Sándor Bernáth(y) was a painter, graphic designer, musician, founding member of the Bizottság (Committee) band, and member of the Vajda Lajos Studio. From 1975, he was an active participant of the avant-garde art scene. While he started his career as an autodidact painter, he was also tied to the underground music life from its very beginning: he designed street posters and book and record covers. For example, he was the one who designed the covers for ős-Bikini (ancient Bikini). From 1977, he was a member of the Leninvárosi Kísérleti Műhely (Leninváros Experimental Workshop), and in 1978, he joined Fölöspéldány csoport (Excess group). His first exhibition took place in 1981, at the Studio of the Young Artists’ Association. His paintings feature photographs published in various newspapers, enlarged, reinterpreted, and full of political and social criticism.
In 1980, András Wahorn, István ef Zámbó, and László feLugossy formed the band A.E. Bizottság (Committee), with Bernáth(y) as guitarist. During the initial period he was the one who organized many of the concerts, since he was the one with a telephone and an apartment in Pest, and they often built the equipment that was hard or impossible to acquire. While Bizottság became legendary over time, Bernáth(y) does not like to dwell on the past. As he put it in a 1997 interview: “I like to pay attention to the time I live in, I am interested in what I am doing right now. I do not even understand from where young people hear about Bizottság, and why they are interested in it.” At the time he was against re-releasing the two records as well. As he sees it, there were too many compromises: only a small portion of their repertoire was released, and even that was heavily censored. Meanwhile, Bizottság was more of a “a joke-dadaist artist band,” so their lyrics were not essentially political. Nonetheless, the process meant additional police reports, summons, and hearings. Due to their disagreement over the upcoming albums, after a concert where Bernáth(y) was deliberately playing on a untuned guitar and nobody mentioned a thing, he left the band.
Bernáth(y) was planning to give up his career as a musician altogether, but fate had other plans: shortly after he left Bizottság, he played in the bands Dr. Újhalnal, Matuska Silver Sound, and Szkárosi & Konnektor RT. While Matuska, launched in the middle of the ’80s, was not a particularly popular band, it was very important for Bernáth(y): with two of his friends, they started to make “machine music.” He was always interested in technology, and when he was a kid, he wanted to be mechanic, repairing and making radios.
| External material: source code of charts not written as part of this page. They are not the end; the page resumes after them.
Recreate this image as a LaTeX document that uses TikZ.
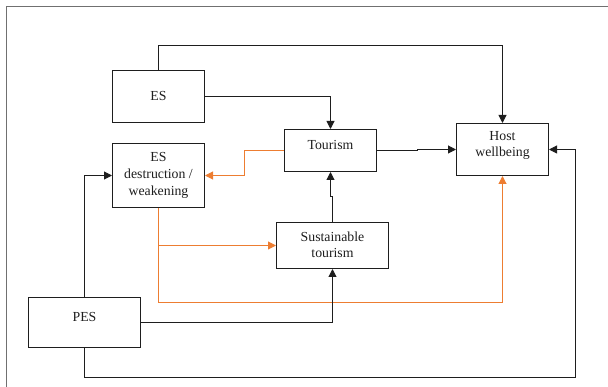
\documentclass[tikz,border=0pt]{standalone}
\usepackage{fontspec}
\setmainfont{Liberation Serif}
\usetikzlibrary{arrows.meta}
\definecolor{orng}{HTML}{ED7D31}
\definecolor{frm}{HTML}{707070}
\definecolor{ink}{HTML}{1E1E1E}
\begin{document}
\begin{tikzpicture}[x=1pt,y=-1pt,
  box/.style={draw=ink,line width=1pt,inner sep=0pt},
  txt/.style={text=ink,align=center,font=\fontsize{13.8}{16.5}\selectfont,inner sep=0pt},
  arr/.style={draw=ink,line width=1pt,-{Triangle[length=8pt,width=8pt]}},
  oarr/.style={draw=orng,line width=1pt,-{Triangle[length=8pt,width=8pt]}}]
\useasboundingbox (0,0) rectangle (608,387);
% frame
\draw[frm,line width=1pt] (6.5,387) -- (6.5,6.5) -- (608,6.5);
% boxes
\node[box,minimum width=92,minimum height=52] (es) at (158.5,96.5) {};
\node[box,minimum width=92,minimum height=64] (esd) at (158.5,175.5) {};
\node[box,minimum width=92,minimum height=42] (tour) at (330.5,150.5) {};
\node[box,minimum width=92,minimum height=52] (hw) at (502.5,149.5) {};
\node[box,minimum width=112,minimum height=46] (sus) at (332.5,245.5) {};
\node[box,minimum width=112,minimum height=50] (pes) at (84.5,322.5) {};
% texts
\node[txt] (es-t) at (158.5,96) {ES};
\node[txt,font=\fontsize{13.8}{17}\selectfont] (esd-t) at (158.5,175) {ES\\destruction /\\weakening};
\node[txt] (tour-t) at (330.5,145) {Tourism};
\node[txt] (hw-t) at (502.5,145.5) {Host\\wellbeing};
\node[txt] (sus-t) at (332.5,245) {Sustainable\\tourism};
\node[txt] (pes-t) at (84.5,317) {PES};
% helper coordinates
\coordinate (topy) at (0,45.5);
\coordinate (jx) at (244.5,160);
\coordinate (jt) at (417.5,150);
\coordinate (js) at (331,196.5);
\coordinate (oy) at (0,302.5);
\coordinate (rb) at (575.5,377.5);
% connectors
\draw[arr] (es.north) -- (es.north |- topy) -| (hw.north);
\draw[arr] (es.east) -| (tour.north);
\draw[oarr] (tour.west) -| (jx) |- (esd.east);
\draw[arr] (tour.east) -| (jt) |- (hw.west);
\draw[arr] (sus.north) |- (js) -| (tour.south);
\draw[oarr] (esd.south) |- (sus.west);
\draw[oarr] (esd.south) -- (esd.south |- oy) -| (hw.south);
\draw[arr] (pes.north) |- (esd.west);
\draw[arr] (pes.east) -| (sus.south);
\draw[arr] (pes.south) |- (rb) |- (hw.east);
\end{tikzpicture}
\end{document}
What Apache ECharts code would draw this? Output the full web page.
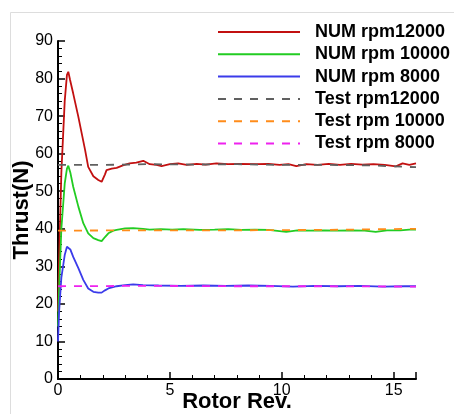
<!DOCTYPE html>
<html><head><meta charset="utf-8">
<script src="https://cdn.jsdelivr.net/npm/echarts@6/dist/echarts.min.js"></script>
<style>html,body{margin:0;padding:0;background:#fff}#c{width:454px;height:414px}</style>
</head><body><div id="c"></div>
<script>
var seriesNames = ['NUM rpm12000','NUM rpm 10000','NUM rpm 8000','Test rpm12000','Test rpm 10000','Test rpm 8000'];
var xTicks = [0,5,10,15];
var yTicks = [0,10,20,30,40,50,60,70,80,90];
var num12000 = [[0,18],[0.05,32],[0.15,55],[0.3,74],[0.4,81],[0.46,81.8],[0.54,79.6],[0.68,76],[0.91,69.8],[1.06,65.4],[1.21,61],[1.35,56.5],[1.58,54],[1.8,53],[1.95,52.5],[2.1,54.5],[2.17,55.6],[2.4,56],[2.62,56.2],[2.9,56.9],[3.2,57.4],[3.5,57.6],[3.81,58.1],[4.1,57.2],[4.4,57],[4.63,56.7],[5.0,57.2],[5.37,57.4],[5.75,57.0],[6.2,57.3],[6.6,57.1],[7.08,57.4],[7.6,57.2],[8.1,57.3],[8.87,57.2],[9.4,57.3],[9.9,57.0],[10.3,57.2],[10.65,56.7],[11.1,57.2],[11.6,57.0],[12.1,57.3],[12.6,57.0],[13.1,57.3],[13.6,57.1],[14.1,57.2],[14.6,57.0],[15.1,56.6],[15.4,57.4],[15.7,57.0],[16,57.4]];
var num10000 = [[0,14],[0.05,24],[0.15,40],[0.3,52],[0.4,56],[0.46,56.8],[0.55,55],[0.68,51.2],[0.91,45.9],[1.13,41.5],[1.35,38.8],[1.58,37.5],[1.8,37],[1.95,36.7],[2.1,37.8],[2.25,38.8],[2.47,39.5],[2.62,39.7],[3.0,40.1],[3.36,40.2],[3.8,40],[4.1,39.8],[4.6,39.9],[5.1,39.8],[5.6,39.9],[6.34,39.7],[7,39.8],[7.6,39.9],[8.2,39.7],[8.8,39.8],[9.4,39.7],[10.2,39.2],[10.7,39.6],[11.3,39.5],[11.9,39.6],[12.5,39.5],[13.1,39.6],[13.7,39.5],[14.2,39.2],[14.7,39.6],[15.3,39.6],[15.7,39.8],[16,39.8]];
var num8000 = [[0,10],[0.05,18],[0.15,27],[0.3,33],[0.4,35.2],[0.46,35.5],[0.55,34.5],[0.68,32.5],[0.91,29.5],[1.13,26.4],[1.35,24.1],[1.58,23.2],[1.8,23],[1.95,23],[2.1,23.6],[2.25,24.1],[2.62,24.7],[3.0,25],[3.36,25.2],[3.8,25],[4.5,24.9],[5.5,24.8],[6.5,24.9],[7.5,24.8],[8.5,24.9],[9.5,24.8],[10.5,24.6],[11.5,24.8],[12.5,24.7],[13.5,24.8],[14.5,24.6],[15.5,24.7],[16,24.7]];
var test12000 = [[0,57],[2,57],[4,57.2],[6,57.1],[8,57.2],[10,57],[12,57],[14,56.9],[15,56.6],[16,56.4]];
var test10000 = [[0,39.5],[4,39.6],[8,39.6],[12,39.7],[16,40]];
var test8000 = [[0,24.7],[4,24.8],[8,24.7],[12,24.7],[16,24.6]];

var colors = ['#c21010','#22cc22','#3b3bea','#606060','#ff8c1a','#ee22ee'];
var datas = [num12000,num10000,num8000,test12000,test10000,test8000];
var series = datas.map(function(d,i){
  var dashed = i >= 3;
  return {
    name: seriesNames[i], type:'line', data:d, symbol:'none', smooth:false,
    lineStyle:{color:colors[i], width:1.8, type: dashed?[8,8]:'solid'},
    itemStyle:{color:colors[i]}, z: dashed?3:2
  };
});
var chart = echarts.init(document.getElementById('c'), null, {renderer:'canvas'});
var font = '"Liberation Sans", Arial, sans-serif';
chart.setOption({
  animation:false,
  backgroundColor:'#fff',
  graphic:[{type:'rect', shape:{x:10.5,y:12.5,width:460,height:420}, style:{fill:'none', stroke:'#dddddd', lineWidth:1}, silent:true, z:-10}],
  grid:{left:58, right:38, top:41, bottom:35, containLabel:false, outerBoundsMode:'none'},
  legend:{
    orient:'vertical', left:217, top:23, padding:0, itemWidth:82, itemHeight:16, itemGap:4.3,
    data: seriesNames.map(function(n){return {name:n};}),
    itemStyle:{opacity:0},
    textStyle:{fontFamily:font, fontWeight:'bold', fontSize:18, color:'#000', lineHeight:16, padding:[0,0,0,10]},
    selectedMode:false
  },
  xAxis:{
    type:'value', min:0, max:16, interval:5,
    name:'Rotor Rev.', nameLocation:'middle', nameGap:23, nameMoveOverlap:false,
    nameTextStyle:{fontFamily:font, fontWeight:'bold', fontSize:22, color:'#000', verticalAlign:'middle'},
    axisLine:{show:true, onZero:false, lineStyle:{color:'#000', width:2}},
    axisTick:{show:true, inside:true, length:7, lineStyle:{color:'#000', width:1.5}},
    minorTick:{show:true, splitNumber:5, length:4, lineStyle:{color:'#000', width:1}},
    axisLabel:{fontFamily:font, fontSize:16, color:'#000', margin:4, showMaxLabel:false,
      formatter:function(v){return xTicks.indexOf(v)>=0 ? String(v) : '';}},
    splitLine:{show:false}
  },
  yAxis:{
    type:'value', min:0, max:90, interval:10,
    name:'Thrust(N)', nameLocation:'middle', nameGap:36, nameMoveOverlap:false,
    nameTextStyle:{fontFamily:font, fontWeight:'bold', fontSize:22, color:'#000', verticalAlign:'middle'},
    axisLine:{show:true, lineStyle:{color:'#000', width:2}},
    axisTick:{show:true, inside:true, length:7, lineStyle:{color:'#000', width:1.5}},
    minorTick:{show:true, splitNumber:5, length:4, lineStyle:{color:'#000', width:1}},
    axisLabel:{fontFamily:font, fontSize:16, color:'#000', margin:5,
      formatter:function(v){return yTicks.indexOf(v)>=0 ? String(v) : '';}},
    splitLine:{show:false}
  },
  series: series
});
</script></body></html>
However, neither the public nor the authorities appreciated the music made with computers: for instance, one of the newspapers, Esti Hírlap (Evening Paper), wrote about it as an inhuman and antisocial phenomenon better avoided.After the transition, Bernáth(y) had an important role in the development of Hungarian electronic music, and as such, he is one of the founding fathers of techno in Hungary. In the ’90s, he was the one who organized a “techno-tent,” Love Barricade, at the Sziget Festival. In 1994, he started a techno live act formation with his son, Zsiga, under the name Bernathy & Son, which is regarded as the first electronic live act in Hungary. They were active up until Bernáth(y)’s death in 2012, and performed at a number of Hungarian and foreign events. He also established the music club Supersonic, and later Vörös Yuk & Kék Yuk (Red Hole and Blue Hole). Around that time, he was the editor and art director of the art magazine Új Hölgyfutár (New Women’s Courier), and in the ’90s, he and his son were producing the art magazine Gépszava (The Machine’s Voice), focusing on techno culture. He also regularly appeared in documentaries about the topic, such as “Az egyén diadala” (The triumph of the individual) by Zsolt Füstös and “Patrik népe” (Patrick’s people) by Gábor Zsigmond Papp. In 2011, he has awarded the Mihály Munkácsy Prize.